Anyone can "invent" recursive descent with fairly little prodding about how to divide and conquer.
I've gone so far as to write an outline for what I'd want to cover, and came to the conclusion that it needs several books to adequately cover the material. And there's a lot of topics that I am personally too ignorant of to do any justice to.
But I am betting this will soon happen. As ASICs especially IoT development will require more and more investment in compiler tool chains and other programming related tools.
There seem to be an awful lot of resources on compiler frontends, and not so much on the backend.
If you want to know more about LLVM IR specifically, check this [talk from 2019 EuroLLVM Developers’ Meeting]

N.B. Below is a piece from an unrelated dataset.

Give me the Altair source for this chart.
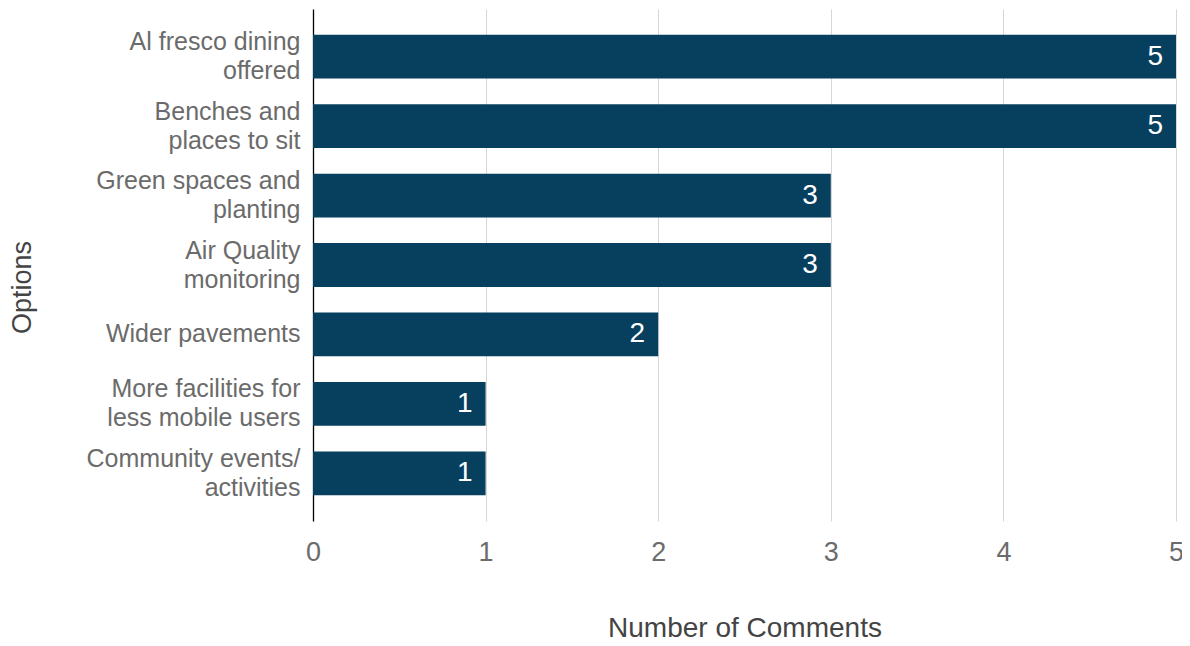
import altair as alt
import pandas as pd

options = [
    "Al fresco dining offered",
    "Benches and places to sit",
    "Green spaces and planting",
    "Air Quality monitoring",
    "Wider pavements",
    "More facilities for less mobile users",
    "Community events/ activities",
]
label_lines = [
    ["Al fresco dining", "offered"],
    ["Benches and", "places to sit"],
    ["Green spaces and", "planting"],
    ["Air Quality", "monitoring"],
    ["Wider pavements"],
    ["More facilities for", "less mobile users"],
    ["Community events/", "activities"],
]
comments = [5, 5, 3, 3, 2, 1, 1]
x_ticks = [0, 1, 2, 3, 4, 5]

df = pd.DataFrame({"Option": options, "Comments": comments})

label_expr = "{" + ",".join(
    '"%s": [%s]' % (o, ",".join('"%s"' % l for l in ls)) for o, ls in zip(options, label_lines)
) + "}[datum.value]"

single_line = [o for o, ls in zip(options, label_lines) if len(ls) == 1]
single_test = " || ".join("datum.value == '%s'" % o for o in single_line)

FONT = "Liberation Sans"

base = alt.Chart(df)

bars = base.mark_bar(color="#073f5f").encode(
    y=alt.Y(
        "Option:N",
        sort=options,
        scale=alt.Scale(paddingInner=0.37, paddingOuter=0.37),
        axis=alt.Axis(
            title="Options",
            titleFont=FONT,
            titleFontSize=27,
            titleFontWeight="normal",
            titleColor="#444444",
            titleAngle=-90,
            titleX=-291,
            titleY=278,
            titleAlign="center",
            titleBaseline="middle",
            labelExpr=label_expr,
            labelFont=FONT,
            labelFontSize=25,
            labelColor="#6b6b6b",
            labelLineHeight=29,
            labelLimit=400,
            labelPadding=13,
            labelOffset={"condition": {"test": single_test, "value": 0}, "value": -14.5},
            ticks=False,
            domainColor="#000000",
            domainWidth=1.3,
            grid=False,
        ),
    ),
    x=alt.X(
        "Comments:Q",
        scale=alt.Scale(domain=[0, 5], nice=False),
        axis=alt.Axis(
            title="Number of Comments",
            titleFont=FONT,
            titleFontSize=28,
            titleFontWeight="normal",
            titleColor="#444444",
            titlePadding=49,
            values=x_ticks,
            format="d",
            labelFont=FONT,
            labelFontSize=27,
            labelColor="#6b6b6b",
            labelPadding=18,
            labelFlush=False,
            ticks=False,
            domain=False,
            grid=True,
            gridColor="#d6d6d6",
            gridWidth=1,
        ),
    ),
)

text = base.mark_text(
    align="right", baseline="middle", dx=-13, color="white", font=FONT, fontSize=28
).encode(
    y=alt.Y("Option:N", sort=options),
    x=alt.X("Comments:Q"),
    text=alt.Text("Comments:Q"),
)

chart = (
    alt.layer(bars, text)
    .properties(
        width=863,
        height=512,
        background="white",
        autosize=alt.AutoSizeParams(type="none"),
        padding={"left": 305, "top": 1, "right": 6, "bottom": 125},
    )
    .configure_view(stroke="transparent", strokeWidth=0)
)

chart.save("out.html", embed_options={"renderer": "svg", "actions": False})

Also -- and you knew it was coming -- I've written [a toy-compiler of a Scala subset] myself :)
I'm new to F# and writing compilers, so I'm sure the code is full of rookie mistakes. Still, it works and does generate assembly and executables for Linux and Windows.
The GCC and LLVM machine models for example are very sophisticated and I've never seen anything like them documented in a textbook because they all basically assume a early 2000s RISC machine rather than a CISC with a very bulky decoder.
I think in general the backend is much easier (especially if you don't have to do your own optimizations) - you mostly need to know a couple of patterns for working with tree-like structures.